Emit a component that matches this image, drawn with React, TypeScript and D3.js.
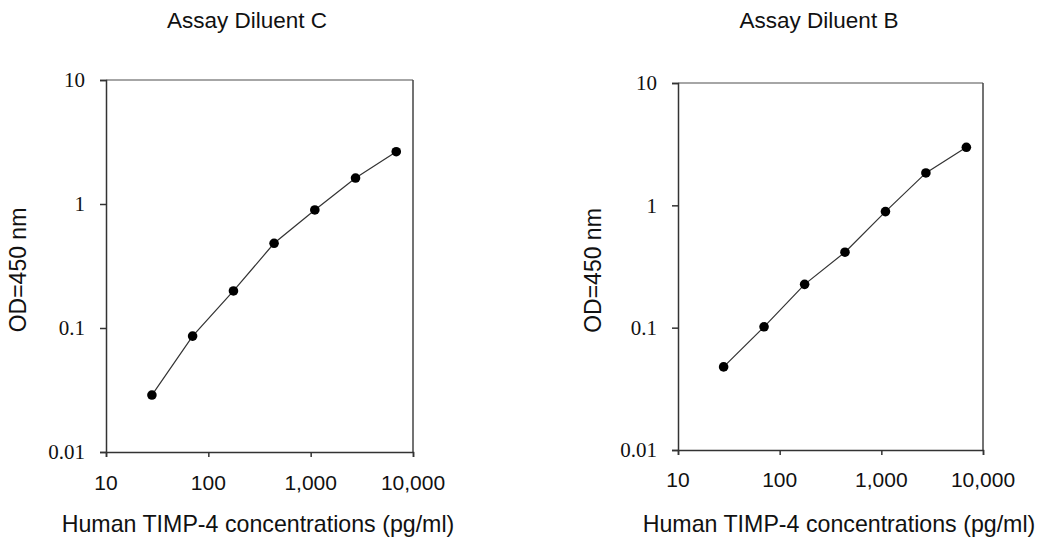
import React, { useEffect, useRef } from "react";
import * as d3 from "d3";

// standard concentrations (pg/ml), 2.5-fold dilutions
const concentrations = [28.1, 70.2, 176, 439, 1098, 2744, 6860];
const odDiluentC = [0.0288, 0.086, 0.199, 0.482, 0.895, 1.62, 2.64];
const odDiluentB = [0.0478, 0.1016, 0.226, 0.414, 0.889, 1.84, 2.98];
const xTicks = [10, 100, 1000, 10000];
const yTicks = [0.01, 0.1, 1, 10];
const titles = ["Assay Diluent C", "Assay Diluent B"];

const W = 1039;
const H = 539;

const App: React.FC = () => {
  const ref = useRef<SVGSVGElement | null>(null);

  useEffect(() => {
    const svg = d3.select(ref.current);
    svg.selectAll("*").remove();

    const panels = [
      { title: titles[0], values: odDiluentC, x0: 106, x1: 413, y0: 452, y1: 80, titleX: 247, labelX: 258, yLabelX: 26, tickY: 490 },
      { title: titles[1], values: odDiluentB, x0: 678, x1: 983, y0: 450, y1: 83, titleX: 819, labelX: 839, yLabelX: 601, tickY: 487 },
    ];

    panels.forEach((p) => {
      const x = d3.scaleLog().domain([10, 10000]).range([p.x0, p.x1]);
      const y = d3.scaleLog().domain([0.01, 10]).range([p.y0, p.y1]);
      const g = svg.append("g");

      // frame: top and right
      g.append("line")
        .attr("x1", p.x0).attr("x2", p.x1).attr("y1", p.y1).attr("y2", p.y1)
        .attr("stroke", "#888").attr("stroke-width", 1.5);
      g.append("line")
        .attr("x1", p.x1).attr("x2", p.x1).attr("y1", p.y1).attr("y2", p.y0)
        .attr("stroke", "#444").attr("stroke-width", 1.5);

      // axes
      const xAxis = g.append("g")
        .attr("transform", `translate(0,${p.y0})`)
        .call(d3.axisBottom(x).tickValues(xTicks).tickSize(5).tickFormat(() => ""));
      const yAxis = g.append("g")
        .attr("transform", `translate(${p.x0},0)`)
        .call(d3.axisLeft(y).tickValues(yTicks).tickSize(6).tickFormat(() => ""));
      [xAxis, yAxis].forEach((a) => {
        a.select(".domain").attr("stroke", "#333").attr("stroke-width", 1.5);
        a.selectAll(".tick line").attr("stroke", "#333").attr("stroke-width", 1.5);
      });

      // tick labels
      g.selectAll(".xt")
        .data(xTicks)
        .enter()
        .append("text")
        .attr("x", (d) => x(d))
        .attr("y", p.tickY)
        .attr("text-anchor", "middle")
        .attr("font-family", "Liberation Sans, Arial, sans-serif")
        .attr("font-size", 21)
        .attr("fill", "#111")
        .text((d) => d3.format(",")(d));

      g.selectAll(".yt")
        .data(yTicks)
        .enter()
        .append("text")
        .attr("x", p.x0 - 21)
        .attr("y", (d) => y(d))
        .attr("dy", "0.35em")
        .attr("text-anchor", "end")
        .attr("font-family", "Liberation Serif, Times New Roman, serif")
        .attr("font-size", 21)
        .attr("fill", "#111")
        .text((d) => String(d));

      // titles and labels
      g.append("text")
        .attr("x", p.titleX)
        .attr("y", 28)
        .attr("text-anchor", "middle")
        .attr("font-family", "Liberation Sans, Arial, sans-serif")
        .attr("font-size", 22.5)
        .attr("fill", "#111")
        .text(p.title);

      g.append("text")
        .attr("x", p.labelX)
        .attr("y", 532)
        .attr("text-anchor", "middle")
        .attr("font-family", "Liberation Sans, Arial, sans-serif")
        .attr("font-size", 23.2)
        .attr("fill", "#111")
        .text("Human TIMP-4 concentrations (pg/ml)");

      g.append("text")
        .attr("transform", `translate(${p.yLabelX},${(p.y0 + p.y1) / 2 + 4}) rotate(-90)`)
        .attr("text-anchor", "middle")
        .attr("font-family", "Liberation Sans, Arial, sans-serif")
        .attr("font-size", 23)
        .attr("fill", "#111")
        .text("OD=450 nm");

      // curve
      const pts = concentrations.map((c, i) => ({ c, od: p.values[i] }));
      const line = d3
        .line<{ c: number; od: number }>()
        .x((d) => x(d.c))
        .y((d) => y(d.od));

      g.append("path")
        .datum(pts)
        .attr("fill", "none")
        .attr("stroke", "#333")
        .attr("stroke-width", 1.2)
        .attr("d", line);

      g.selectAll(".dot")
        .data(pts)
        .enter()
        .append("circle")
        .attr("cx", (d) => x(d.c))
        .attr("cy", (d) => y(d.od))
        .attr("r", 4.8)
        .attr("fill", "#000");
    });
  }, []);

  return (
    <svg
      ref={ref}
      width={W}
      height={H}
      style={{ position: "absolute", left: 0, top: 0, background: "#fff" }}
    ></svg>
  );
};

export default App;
—————
### WHAT THE EXERCISE ASKS:
Repeat verbatim all the material, but not the pictures.

### RESPONSE TO THE TASK:
Emit a component that matches this image, drawn with React, TypeScript and D3.js.
import React, { useEffect, useRef } from "react";
import * as d3 from "d3";

// standard concentrations (pg/ml), 2.5-fold dilutions
const concentrations = [28.1, 70.2, 176, 439, 1098, 2744, 6860];
const odDiluentC = [0.0288, 0.086, 0.199, 0.482, 0.895, 1.62, 2.64];
const odDiluentB = [0.0478, 0.1016, 0.226, 0.414, 0.889, 1.84, 2.98];
const xTicks = [10, 100, 1000, 10000];
const yTicks = [0.01, 0.1, 1, 10];
const titles = ["Assay Diluent C", "Assay Diluent B"];

const W = 1039;
const H = 539;

const App: React.FC = () => {
  const ref = useRef<SVGSVGElement | null>(null);

  useEffect(() => {
    const svg = d3.select(ref.current);
    svg.selectAll("*").remove();

    const panels = [
      { title: titles[0], values: odDiluentC, x0: 106, x1: 413, y0: 452, y1: 80, titleX: 247, labelX: 258, yLabelX: 26, tickY: 490 },
      { title: titles[1], values: odDiluentB, x0: 678, x1: 983, y0: 450, y1: 83, titleX: 819, labelX: 839, yLabelX: 601, tickY: 487 },
    ];

    panels.forEach((p) => {
      const x = d3.scaleLog().domain([10, 10000]).range([p.x0, p.x1]);
      const y = d3.scaleLog().domain([0.01, 10]).range([p.y0, p.y1]);
      const g = svg.append("g");

      // frame: top and right
      g.append("line")
        .attr("x1", p.x0).attr("x2", p.x1).attr("y1", p.y1).attr("y2", p.y1)
        .attr("stroke", "#888").attr("stroke-width", 1.5);
      g.append("line")
        .attr("x1", p.x1).attr("x2", p.x1).attr("y1", p.y1).attr("y2", p.y0)
        .attr("stroke", "#444").attr("stroke-width", 1.5);

      // axes
      const xAxis = g.append("g")
        .attr("transform", `translate(0,${p.y0})`)
        .call(d3.axisBottom(x).tickValues(xTicks).tickSize(5).tickFormat(() => ""));
      const yAxis = g.append("g")
        .attr("transform", `translate(${p.x0},0)`)
        .call(d3.axisLeft(y).tickValues(yTicks).tickSize(6).tickFormat(() => ""));
      [xAxis, yAxis].forEach((a) => {
        a.select(".domain").attr("stroke", "#333").attr("stroke-width", 1.5);
        a.selectAll(".tick line").attr("stroke", "#333").attr("stroke-width", 1.5);
      });

      // tick labels
      g.selectAll(".xt")
        .data(xTicks)
        .enter()
        .append("text")
        .attr("x", (d) => x(d))
        .attr("y", p.tickY)
        .attr("text-anchor", "middle")
        .attr("font-family", "Liberation Sans, Arial, sans-serif")
        .attr("font-size", 21)
        .attr("fill", "#111")
        .text((d) => d3.format(",")(d));

      g.selectAll(".yt")
        .data(yTicks)
        .enter()
        .append("text")
        .attr("x", p.x0 - 21)
        .attr("y", (d) => y(d))
        .attr("dy", "0.35em")
        .attr("text-anchor", "end")
        .attr("font-family", "Liberation Serif, Times New Roman, serif")
        .attr("font-size", 21)
        .attr("fill", "#111")
        .text((d) => String(d));

      // titles and labels
      g.append("text")
        .attr("x", p.titleX)
        .attr("y", 28)
        .attr("text-anchor", "middle")
        .attr("font-family", "Liberation Sans, Arial, sans-serif")
        .attr("font-size", 22.5)
        .attr("fill", "#111")
        .text(p.title);

      g.append("text")
        .attr("x", p.labelX)
        .attr("y", 532)
        .attr("text-anchor", "middle")
        .attr("font-family", "Liberation Sans, Arial, sans-serif")
        .attr("font-size", 23.2)
        .attr("fill", "#111")
        .text("Human TIMP-4 concentrations (pg/ml)");

      g.append("text")
        .attr("transform", `translate(${p.yLabelX},${(p.y0 + p.y1) / 2 + 4}) rotate(-90)`)
        .attr("text-anchor", "middle")
        .attr("font-family", "Liberation Sans, Arial, sans-serif")
        .attr("font-size", 23)
        .attr("fill", "#111")
        .text("OD=450 nm");

      // curve
      const pts = concentrations.map((c, i) => ({ c, od: p.values[i] }));
      const line = d3
        .line<{ c: number; od: number }>()
        .x((d) => x(d.c))
        .y((d) => y(d.od));

      g.append("path")
        .datum(pts)
        .attr("fill", "none")
        .attr("stroke", "#333")
        .attr("stroke-width", 1.2)
        .attr("d", line);

      g.selectAll(".dot")
        .data(pts)
        .enter()
        .append("circle")
        .attr("cx", (d) => x(d.c))
        .attr("cy", (d) => y(d.od))
        .attr("r", 4.8)
        .attr("fill", "#000");
    });
  }, []);

  return (
    <svg
      ref={ref}
      width={W}
      height={H}
      style={{ position: "absolute", left: 0, top: 0, background: "#fff" }}
    ></svg>
  );
};

export default App;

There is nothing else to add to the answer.